Demands for defunding, community control, and nonpolice safety institutions are not demands to go unprotected. They are in part efforts to reclaim a constitutional right to equal protection that has gone judicially unenforced. Police departments are to be defunded because they inflict more violence than they prevent; they are to be community-controlled because violence-workers should be accountable to those most directly impacted by their work; resources are to be reallocated to other safety institutions that are better-equipped to reduce violence than are the police.
Perhaps the struggle for Black lives would not in fact be aided by federal judges determining whether municipalities are impartially allocating law-enforcement resources. The result might be more policing but less protection—and thus more subjugation. But movement lawyers and activists should not acquiesce in a judicial monopoly on constitutional interpretation, any more than did their radical predecessors.
The original abolitionists lacked confidence in the courts after the Supreme Court’s 1857 decision in Dred Scott v. Sandforderased Black citizenship. Yet they addressed constitutional arguments to a Congress that erased Dred Scott by enacting the Fourteenth Amendment and for one brief, glorious moment put into practice what W.E.B. Du Bois called “abolition democracy.” Today’s Congress suffers from notorious collective action problems; but local efforts to pressure municipalities to shrink policing’s footprint are already meeting with more success today than at any time in recent memory.

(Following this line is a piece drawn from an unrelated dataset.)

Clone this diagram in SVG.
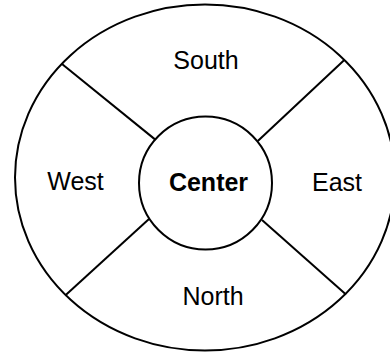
<svg xmlns="http://www.w3.org/2000/svg" width="390" height="352" viewBox="0 0 390 352">
<style>
.s{fill:none;stroke:#000;stroke-width:2}
.t{font-family:"Liberation Sans",Arial,sans-serif;font-size:25px;fill:#000;text-anchor:middle}
.b{font-weight:bold}
</style>
<rect width="390" height="352" fill="#fff"/>
<g id="outer"><ellipse class="s" cx="205" cy="177.5" rx="190" ry="173"/></g>
<g id="connectors">
<line class="s" x1="62" y1="64" x2="155" y2="139.4"/>
<line class="s" x1="344.3" y1="60" x2="257.8" y2="141.1"/>
<line class="s" x1="149" y1="219" x2="65.2" y2="295.5"/>
<line class="s" x1="262" y1="220" x2="346" y2="294.6"/>
</g>
<g id="south"><text class="t" x="206" y="69">South</text></g>
<g id="west"><text class="t" x="75.5" y="190">West</text></g>
<g id="east"><text class="t" x="337" y="191">East</text></g>
<g id="north"><text class="t" x="213" y="305">North</text></g>
<g id="center"><circle class="s" cx="205.5" cy="183" r="66.5"/><text class="t b" x="208.5" y="191">Center</text></g>
</svg>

Movement lawyers, in an ongoing dialogue with activists, clients, and marginalized communities, have reclaimed constitutional territory, participating in projects consistent with the Fourteenth Amendment’s spirit without asking the Court’s leave. Community bail funds can reduce subjugation by ensuring that whether someone is detained prior to trial does not turn how much cash they have available. Copwatching can reduce subjugation by implicitly threatening the police with public exposure of violence via video that the police do not control. Securing the right to counsel in eviction and civil-forfeiture proceedings reduces subjugation by ensuring that tenants aren’t subject to the arbitrary power of their landlords and makes it harder for police to profit by seizing vehicles, cash, or homes from people on the bizarre fiction that their “property” is guilty of criminal conduct.

Expressly framing these projects as constitutional projects isn’t just rhetorically effective. It’s a way of honoring a history of struggle and situating ourselves in it. And it forces lawyers reckon with their profession’s own complicity in racial subjugation.

Skepticism of the Constitution’s capacity to deliver transformative change is certainly warranted. But constitutionalism has proven a potent power-building tool for the powerless. The values of protection and antisubjugation are embedded in the text and history of the Fourteenth Amendment. Movement lawyers and activists participating in a centuries-old freedom struggle should take them up.